A la pregunta de por qué nuestra vida la domina el desencanto, la angustia, el miedo a la guerra o la guerra; Pasolini decide contestar, como no podría ser de otra manera en él, con un poema. Sin orden cronológico, ni lógico, distintas voces van generando un molde que se superpone a cada una de las imágenes elegidas, buscadas, consiguiendo vaciar no sólo dichas imágenes, sino también las propias palabras: el vaciado como modo de verter contenido a las cosas, de configurar o dar forma a un poema, es decir, de construir pura forma.
En esa relación de imágenes y texto, en ese intercambio de contenido, podemos ver cómo funciona la correlación entre lo dicho y lo mostrado. Una correspondencia donde se percibe un equilibrio irregular entre las partes, pero en la que existe una conexión respetuosa, como si una se soportase en la otra, como si una soportase a la otra; esto es, como imbricadas o acopladas, nunca pegadas o mezcladas. Lo más parecido a un juego de resistencias, un baile donde se rebasan los cuerpos, pero sin perder el sostén desde el que se postula, en otras palabras, sin perder la posición.
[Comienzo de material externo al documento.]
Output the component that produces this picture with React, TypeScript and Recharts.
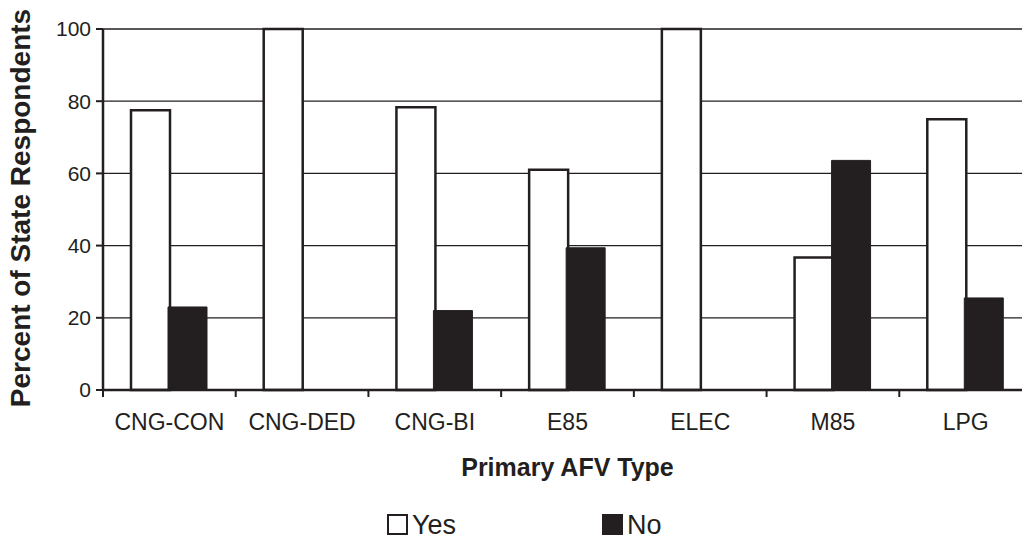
import { BarChart, Bar, XAxis, YAxis, CartesianGrid } from "recharts";

const categories = ["CNG-CON", "CNG-DED", "CNG-BI", "E85", "ELEC", "M85", "LPG"];
const yesValues = [77.5, 100, 78.3, 61, 100, 36.7, 75];
const noValues = [23, 0, 22, 39.4, 0, 63.6, 25.5];
const yTicks = [0, 20, 40, 60, 80, 100];
const seriesNames = ["Yes", "No"];

const data = categories.map((name, i) => ({
  name,
  Yes: yesValues[i],
  No: noValues[i],
}));

const FONT = "'Liberation Sans', Arial, Helvetica, sans-serif";
const INK = "#231f20";
const W = 1022;
const H = 539;
const LEFT = 103;
const RIGHT = -10;
const BAND = (W - LEFT - RIGHT) / categories.length;

const XTick = (props: any) => {
  const { x, y, payload } = props;
  return (
    <g>
      <line x1={x - BAND / 2} x2={x - BAND / 2} y1={y} y2={y + 7} stroke={INK} strokeWidth={2} />
      <text x={x} y={y + 40} textAnchor="middle" fontSize={23} fill={INK} fontFamily={FONT}>
        {payload.value}
      </text>
    </g>
  );
};

const YLabel = () => (
  <text
    x={0}
    y={0}
    transform="translate(30, 208) rotate(-90)"
    textAnchor="middle"
    fontSize={28}
    fontWeight="bold"
    fill={INK}
    fontFamily={FONT}
  >
    Percent of State Respondents
  </text>
);

// legend sits under the axis title, one entry per series
const legendX = [387, 602];

const LegendBox = () => (
  <svg
    width={W}
    height={40}
    style={{ position: "absolute", left: 0, top: H - 40 }}
    fontFamily={FONT}
  >
    {seriesNames.map((name, i) => (
      <g key={name}>
        {i === 0 ? (
          <rect x={legendX[i] + 1} y={16} width={19} height={19} fill="#fff" stroke={INK} strokeWidth={2} />
        ) : (
          <rect x={legendX[i]} y={15} width={21} height={21} fill={INK} />
        )}
        <text x={legendX[i] + 25} y={35} fontSize={27} fill={INK}>
          {name}
        </text>
      </g>
    ))}
  </svg>
);

export default function App() {
  return (
    <div style={{ position: "absolute", left: 0, top: 0, width: W, height: H, background: "#fff", overflow: "hidden" }}>
      <BarChart
        width={W}
        height={H}
        data={data}
        margin={{ top: 29, right: RIGHT, left: 0, bottom: 0 }}
        barSize={39}
        barGap={-2}
      >
        <CartesianGrid vertical={false} stroke={INK} strokeWidth={1.3} />
        <XAxis
          dataKey="name"
          height={149}
          axisLine={{ stroke: INK, strokeWidth: 2.5 }}
          tickLine={false}
          tickSize={0}
          tickMargin={0}
          tick={<XTick />}
          interval={0}
          label={{
            value: "Primary AFV Type",
            position: "insideTop",
            offset: 68,
            fontSize: 25,
            fontWeight: "bold",
            fill: INK,
            fontFamily: FONT,
          }}
        />
        <YAxis
          width={LEFT}
          domain={[0, 100]}
          ticks={yTicks}
          interval={0}
          axisLine={{ stroke: INK, strokeWidth: 2.5 }}
          tickLine={{ stroke: INK, strokeWidth: 2 }}
          tickSize={7}
          tickMargin={5}
          tick={{ fontSize: 21, fill: INK, fontFamily: FONT }}
          label={<YLabel />}
        />
        <Bar dataKey="Yes" fill="#fff" stroke={INK} strokeWidth={2.5} isAnimationActive={false} />
        <Bar dataKey="No" fill={INK} stroke={INK} strokeWidth={1} isAnimationActive={false} />
      </BarChart>
      <LegendBox />
    </div>
  );
}
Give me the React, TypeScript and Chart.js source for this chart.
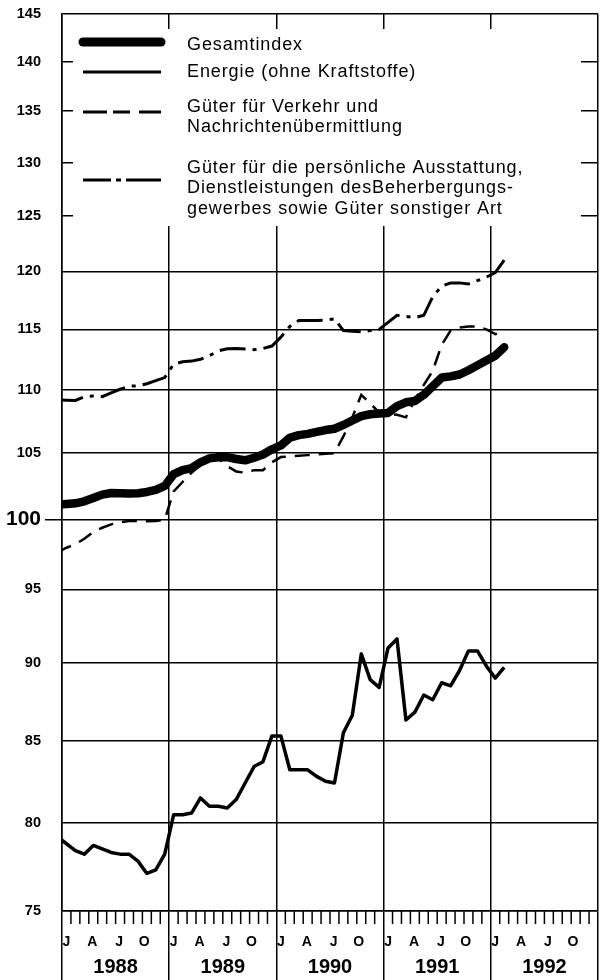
import React, { useEffect, useRef } from "react";
import { Chart, registerables } from "chart.js";

Chart.register(...registerables);

// Monthly values, Dec 1987 .. Feb 1992 (index 0 = Dec 1987)
const gesamtindex = [101.1, 101.15, 101.2, 101.35, 101.6, 101.85, 101.97, 101.95, 101.93, 101.95, 102.05, 102.2, 102.5, 103.4, 103.7, 103.85, 104.3, 104.6, 104.68, 104.7, 104.55, 104.45, 104.65, 104.9, 105.3, 105.6, 106.2, 106.4, 106.5, 106.65, 106.8, 106.9, 107.2, 107.55, 107.9, 108.05, 108.1, 108.15, 108.7, 109.0, 109.1, 109.6, 110.3, 111.0, 111.1, 111.25, 111.6, 112.0, 112.4, 112.8, 113.5];
const energie = [79.2, 78.8, 78.4, 78.2, 78.7, 78.5, 78.3, 78.2, 78.2, 77.8, 77.1, 77.3, 78.2, 80.5, 80.5, 80.6, 81.5, 81.0, 81.0, 80.9, 81.4, 82.4, 83.4, 83.7, 85.3, 85.3, 83.2, 83.2, 83.2, 82.8, 82.5, 82.4, 85.5, 86.6, 90.6, 88.9, 88.4, 91.0, 91.6, 86.3, 86.8, 87.9, 87.6, 88.7, 88.5, 89.5, 90.8, 90.8, 89.8, 89.0, 89.7];
const verkehr = [97.6, 97.95, 98.2, 98.6, 99.1, 99.4, 99.65, 99.8, 99.9, 99.9, 99.87, 99.9, 100.0, 102.1, 102.8, 103.5, 104.1, 104.6, 104.6, 104.0, 103.6, 103.5, 103.7, 103.7, 104.3, 104.7, 104.75, 104.8, 104.85, 104.9, 104.95, 105.0, 106.3, 107.8, 109.6, 108.9, 108.2, 108.1, 108.0, 107.8, 109.2, 110.4, 111.55, 113.7, 114.9, 115.15, 115.25, 115.25, 115.0, 114.6, 114.9];
const sonstige = [109.2, 109.17, 109.15, 109.45, 109.5, 109.45, 109.75, 110.05, 110.3, 110.33, 110.5, 110.75, 111.0, 112.1, 112.3, 112.35, 112.5, 112.8, 113.2, 113.37, 113.4, 113.35, 113.3, 113.4, 113.6, 114.35, 115.25, 115.75, 115.75, 115.75, 115.8, 115.9, 114.9, 114.85, 114.8, 114.9, 115.0, 115.6, 116.2, 116.1, 116.0, 116.2, 117.8, 118.7, 119.0, 119.0, 118.9, 119.2, 119.5, 119.9, 121.0];

const yTickValues = [75, 80, 85, 90, 95, 100, 105, 110, 115, 120, 125, 130, 135, 140, 145];
const yearLabels = ["1988", "1989", "1990", "1991", "1992"];
const monthLetters = ["J", "A", "J", "O"];
const monthLetterPositions = [0.5, 3.4, 6.4, 9.2];

const legendGesamt = ["Gesamtindex"];
const legendEnergie = ["Energie (ohne Kraftstoffe)"];
const legendVerkehr = ["Güter für Verkehr und", "Nachrichtenübermittlung"];
const legendSonstige = [
  "Güter für die persönliche Ausstattung,",
  "Dienstleistungen desBeherbergungs-",
  "gewerbes sowie Güter sonstiger Art",
];

const FONT = "'Liberation Sans', Arial, Helvetica, sans-serif";
const toPoints = (arr: number[]) => arr.map((v, i) => ({ x: i - 0.5, y: v }));

const DASH = [15, 9];
const DASHDOT = [26, 7, 4, 7];

const decorPlugin = {
  id: "decor",
  beforeDatasetsDraw(chart: any) {
    const { ctx, chartArea: a, scales } = chart;
    const xs = scales.x;
    ctx.save();
    // legend panel (interrupts grid lines)
    ctx.fillStyle = "#fff";
    ctx.fillRect(a.left + 11, a.top + 15, 508, 197);

    // legend samples
    ctx.strokeStyle = "#000";
    const sx0 = a.left + 21;
    const sx1 = a.left + 99;
    const drawSample = (y: number, w: number, dash: number[], cap: CanvasLineCap) => {
      ctx.beginPath();
      ctx.lineWidth = w;
      ctx.lineCap = cap;
      ctx.setLineDash(dash);
      ctx.moveTo(sx0, y);
      ctx.lineTo(sx1, y);
      ctx.stroke();
    };
    drawSample(a.top + 28, 9, [], "round");
    drawSample(a.top + 58, 3, [], "butt");
    drawSample(a.top + 98, 3, [24, 6, 17, 9, 23], "butt");
    drawSample(a.top + 166, 3, [28, 5, 5, 5, 40], "butt");
    ctx.setLineDash([]);

    // legend text
    ctx.fillStyle = "#000";
    ctx.font = `18px ${FONT}`;
    (ctx as any).letterSpacing = "0.9px";
    ctx.textAlign = "left";
    ctx.textBaseline = "middle";
    const tx = a.left + 125;
    const texts: [string[], number][] = [
      [legendGesamt, a.top + 31],
      [legendEnergie, a.top + 58],
      [legendVerkehr, a.top + 93],
      [legendSonstige, a.top + 154],
    ];
    texts.forEach(([lines, y0]) => {
      lines.forEach((t, k) => ctx.fillText(t, tx, y0 + k * 20.5));
    });
    (ctx as any).letterSpacing = "0px";

    // month ticks below the plot
    ctx.lineWidth = 1.5;
    ctx.lineCap = "butt";
    for (let m = 1; m < 60; m++) {
      if (m % 12 === 0) continue;
      const px = xs.getPixelForValue(m);
      ctx.beginPath();
      ctx.moveTo(px, a.bottom);
      ctx.lineTo(px, a.bottom + 13);
      ctx.stroke();
    }
    // month letters and years
    ctx.textAlign = "center";
    yearLabels.forEach((yl, yi) => {
      ctx.font = `bold 14px ${FONT}`;
      monthLetterPositions.forEach((off, k) => {
        const px = xs.getPixelForValue(yi * 12 + off);
        ctx.fillText(monthLetters[k], px, a.bottom + 31);
      });
      ctx.font = `bold 20px ${FONT}`;
      ctx.fillText(yl, xs.getPixelForValue(yi * 12 + 6), a.bottom + 56);
    });
    ctx.restore();
  },
};

export default function App() {
  const ref = useRef<HTMLCanvasElement | null>(null);
  useEffect(() => {
    if (!ref.current) return;
    const chart = new Chart(ref.current, {
      type: "line",
      data: {
        datasets: [
          {
            label: "Gesamtindex",
            data: toPoints(gesamtindex),
            borderColor: "#000",
            borderWidth: 8.5,
            borderCapStyle: "round",
            borderJoinStyle: "round",
            pointRadius: 0,
            clip: 0,
          },
          {
            label: "Güter für Verkehr und Nachrichtenübermittlung",
            data: toPoints(verkehr),
            borderColor: "#000",
            borderWidth: 2.5,
            borderDash: DASH,
            pointRadius: 0,
            clip: 0,
          },
          {
            label: "Güter für die persönliche Ausstattung",
            data: toPoints(sonstige),
            borderColor: "#000",
            borderWidth: 3,
            borderDash: DASHDOT,
            pointRadius: 0,
            clip: 0,
          },
          {
            label: "Energie (ohne Kraftstoffe)",
            data: toPoints(energie),
            borderColor: "#000",
            borderWidth: 3.5,
            borderJoinStyle: "round",
            pointRadius: 0,
            clip: 0,
          },
        ],
      },
      options: {
        responsive: false,
        animation: false,
        events: [],
        layout: { padding: { top: 14, right: 2, left: 0, bottom: 0 }, autoPadding: false },
        plugins: { legend: { display: false }, tooltip: { enabled: false } },
        scales: {
          x: {
            type: "linear",
            min: 0,
            max: 60,
            afterBuildTicks: (s: any) => {
              s.ticks = [0, 12, 24, 36, 48, 60].map((v) => ({ value: v }));
            },
            afterFit: (s: any) => {
              s.height = 69;
            },
            ticks: { display: false },
            grid: { color: "#000", lineWidth: 1.5, tickLength: 69, tickColor: "#000", tickWidth: 1.5 },
            border: { display: true, color: "#000", width: 1.5 },
          },
          y: {
            type: "logarithmic",
            min: 75,
            max: 145,
            afterBuildTicks: (s: any) => {
              s.ticks = yTickValues.map((v) => ({ value: v }));
            },
            afterFit: (s: any) => {
              s.width = 62;
            },
            ticks: {
              color: "#000",
              padding: 4,
              callback: (v: any) => String(v),
              font: (c: any) =>
                c.tick && c.tick.value === 100
                  ? { family: FONT, size: 21, weight: "bold" }
                  : { family: FONT, size: 14.5, weight: "bold" },
            },
            grid: {
              color: "#000",
              lineWidth: 1.5,
              tickLength: 17,
              tickWidth: 1.5,
              tickColor: (c: any) => (c.tick && c.tick.value === 100 ? "#000" : "rgba(0,0,0,0)"),
            },
            border: { display: true, color: "#000", width: 1.5 },
          },
        },
      },
      plugins: [decorPlugin],
    } as any);
    return () => chart.destroy();
  }, []);
  return (
    <div style={{ position: "absolute", left: 0, top: 0, width: 600, height: 980, background: "#fff" }}>
      <canvas ref={ref} width={600} height={980} style={{ display: "block" }} />
    </div>
  );
}
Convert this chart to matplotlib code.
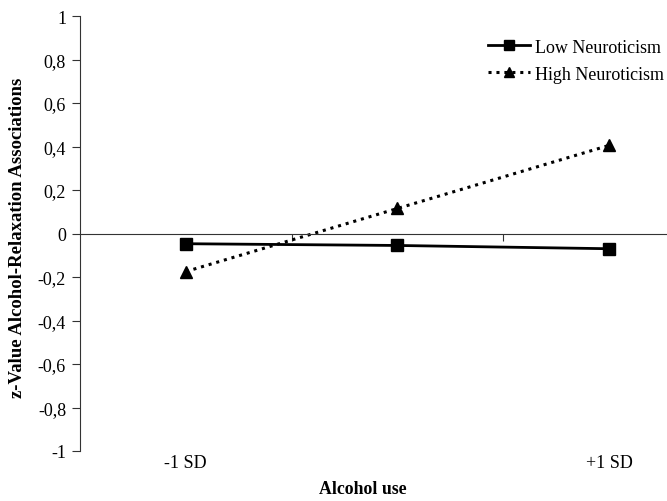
import matplotlib.pyplot as plt

plt.rcParams['font.family'] = ['Liberation Serif', 'DejaVu Serif']

categories = ['-1 SD', '', '+1 SD']
low_neuroticism = [-0.047, -0.055, -0.07]
high_neuroticism = [-0.175, 0.115, 0.405]
y_ticks = [-1, -0.8, -0.6, -0.4, -0.2, 0, 0.2, 0.4, 0.6, 0.8, 1]


def fmt(v):
    # comma decimal separator like the original
    s = ('%g' % round(v, 1)).replace('.', ',')
    return '0' if s in ('-0', '0') else s


fig = plt.figure(figsize=(6.67, 5.02), dpi=100)
ax = fig.add_axes([80 / 667, 50 / 502, 587 / 667, 435 / 502])

x = [1, 2, 3]
ax.plot(x, low_neuroticism, color='black', lw=2, marker='s', ms=8,
        label='Low Neuroticism')
ax.plot(x, high_neuroticism, color='black', lw=2.2, ls=(0, (1, 1.6)), marker='^',
        ms=8, label='High Neuroticism')

ax.set_xlim(0.5, 3 + (667 - 609) / 211.5)
ax.set_ylim(-1, 1)

ax.spines['top'].set_visible(False)
ax.spines['right'].set_visible(False)
ax.spines['bottom'].set_position(('data', 0))
ax.spines['bottom'].set_color('#333333')
ax.spines['left'].set_color('#333333')

ax.set_yticks(y_ticks)
ax.set_yticklabels([fmt(v) for v in y_ticks], fontsize=13)
ax.tick_params(axis='y', direction='out', length=6, pad=4, color='#333333')

ax.set_xticks([1.5, 2.5])
ax.set_xticklabels([])
ax.tick_params(axis='x', direction='out', length=5, color='#333333')

for xi, lab in zip(x, categories):
    ax.text(xi, -0.027, lab, transform=ax.get_xaxis_transform(),
            ha='center', va='center', fontsize=13)

fig.text(363 / 667, 1 - 490 / 502, 'Alcohol use', ha='center', va='center',
         fontsize=12.8, fontweight='bold')
fig.text(18 / 667, 1 - 238 / 502, 'z-Value Alcohol-Relaxation Associations', rotation=90,
         ha='center', va='center', fontsize=13.5, fontweight='bold')

ax.legend(loc='upper right', bbox_to_anchor=(1.022, 0.985), frameon=False, fontsize=13,
          handlelength=2.33, handletextpad=0.25, labelspacing=0.55, markerscale=0.85)

fig.savefig('out.png', dpi=100)
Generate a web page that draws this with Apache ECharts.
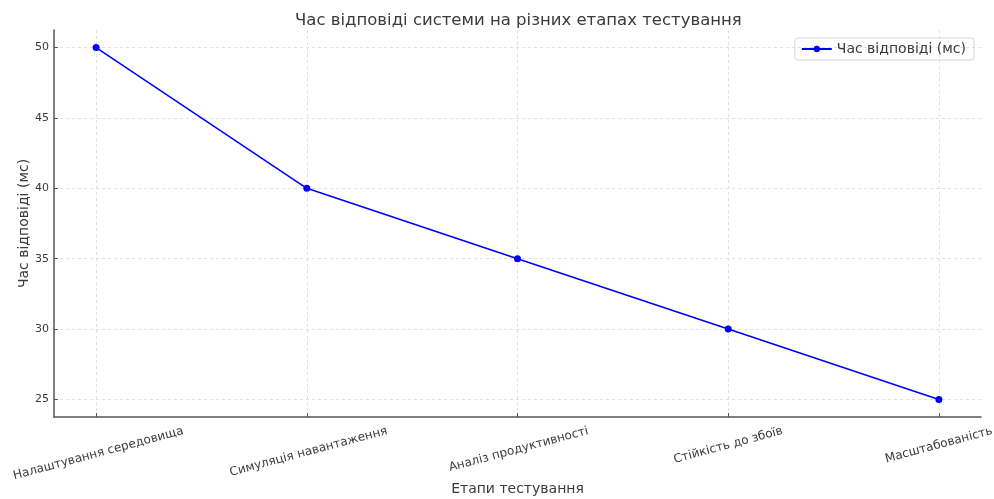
<!DOCTYPE html>
<html lang="uk">
<head>
<meta charset="UTF-8">
<title>Час відповіді системи</title>
<script src="https://cdn.jsdelivr.net/npm/echarts@6/dist/echarts.min.js"></script>
<style>
  html, body { margin: 0; height: 100%; background: #fff; }
  #main { width: 994px; height: 499px; }
</style>
</head>
<body>
<div id="main"></div>
<script>
// дані
var stages = ['Налаштування середовища', 'Симуляція навантаження', 'Аналіз продуктивності', 'Стійкість до збоїв', 'Масштабованість'];
var responseTimes = [50, 40, 35, 30, 25];
var yTicks = [25, 30, 35, 40, 45, 50];
var xTicks = [0, 1, 2, 3, 4];

var chart = echarts.init(document.getElementById('main'));
var font = 'DejaVu Sans';
var txt = '#3a3a3a';

// повернуті підписи як у matplotlib: центр під поділкою, вся рамка нижче осі
var ROT = 15, LBL_SIZE = 12, LINE_H = 14, GAP = 7;
var ctx = document.createElement('canvas').getContext('2d');
ctx.font = LBL_SIZE + 'px "' + font + '"';
var sin = Math.sin(ROT * Math.PI / 180), cos = Math.cos(ROT * Math.PI / 180);
var halfH = stages.map(function (s) {
  return (ctx.measureText(s).width * sin + LINE_H * cos) / 2;
});
var baseMargin = GAP + Math.min.apply(null, halfH);
var rich = {};
stages.forEach(function (s, i) {
  var pad = 2 * (GAP + halfH[i] - baseMargin) / cos;
  rich['p' + i] = { padding: [pad, 0, 0, 0], fontFamily: font, fontSize: LBL_SIZE, color: txt, lineHeight: LINE_H };
});

var option = {
  backgroundColor: '#fff',
  textStyle: { fontFamily: font },
  title: {
    text: 'Час відповіді системи на різних етапах тестування',
    left: 290, top: 7,
    textStyle: { fontFamily: font, fontSize: 16.5, fontWeight: 'normal', color: txt }
  },
  legend: {
    right: 20, top: 38,
    padding: [4, 8, 4, 6],
    borderColor: '#d8d8d8', borderWidth: 1, borderRadius: 3,
    itemWidth: 30, itemHeight: 8, itemGap: 10,
    textStyle: { fontFamily: font, fontSize: 14, color: txt },
    data: ['Час відповіді (мс)']
  },
  grid: { left: 54, right: 13, top: 30, bottom: 82, containLabel: false, outerBoundsMode: 'none' },
  xAxis: {
    type: 'value', min: -0.2, max: 4.2,
    name: 'Етапи тестування', nameLocation: 'middle', nameGap: 65, nameMoveOverlap: false,
    nameTextStyle: { fontFamily: font, fontSize: 14, color: txt },
    axisLine: { show: true, onZero: false, lineStyle: { color: '#555', width: 1.5 } },
    axisTick: { show: true, inside: true, length: 4, customValues: xTicks, lineStyle: { color: '#555' } },
    axisLabel: {
      customValues: xTicks, rotate: ROT, margin: baseMargin,
      align: 'center', verticalAlign: 'middle',
      fontFamily: font, fontSize: LBL_SIZE, color: txt, rich: rich,
      formatter: function (v) { var i = Math.round(v); return '{p' + i + '|' + stages[i] + '}'; }
    },
    splitLine: { show: true, lineStyle: { color: '#d9d9d9', type: [3, 3], width: 0.8 } }
  },
  yAxis: {
    type: 'value', min: 23.75, max: 51.25,
    name: 'Час відповіді (мс)', nameLocation: 'middle', nameGap: 23, nameMoveOverlap: false,
    nameTextStyle: { fontFamily: font, fontSize: 14, color: txt },
    axisLine: { show: true, onZero: false, lineStyle: { color: '#555', width: 1.5 } },
    axisTick: { show: true, inside: true, length: 4, customValues: yTicks, lineStyle: { color: '#555' } },
    axisLabel: { customValues: yTicks, margin: 5, fontFamily: font, fontSize: 11, color: txt },
    splitLine: { show: true, lineStyle: { color: '#d9d9d9', type: [3, 3], width: 0.8 } }
  },
  series: [{
    name: 'Час відповіді (мс)',
    type: 'line',
    data: responseTimes.map(function (v, i) { return [i, v]; }),
    symbol: 'circle', symbolSize: 7,
    itemStyle: { color: '#0000ff' },
    lineStyle: { color: '#0000ff', width: 1.6 },
    animation: false
  }]
};
chart.setOption(option);
</script>
</body>
</html>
La manera de remarcar insistentemente el lugar desde donde se habla será el eje para comprender la imposibilidad de encontrar un terreno imparcial, neutro, ya que tanto en la palabra como en la imagen se despliega una actitud irreconciliable hacia lo estéril. La pasión será la postura que confrontará a una pretendida indiferencia: “Sí, voz de los industriales, voz de la imparcialidad fingida. Se vuelven poetas porque la poesía es pura forma, voz del formalismo incorregible.” Este formalismo incorregible será el que nos desborde, el que se convierta en método para sobrepasarnos a cada fotograma, a cada palabra y con el que consigamos extraer la esencia, alcanzar la forma.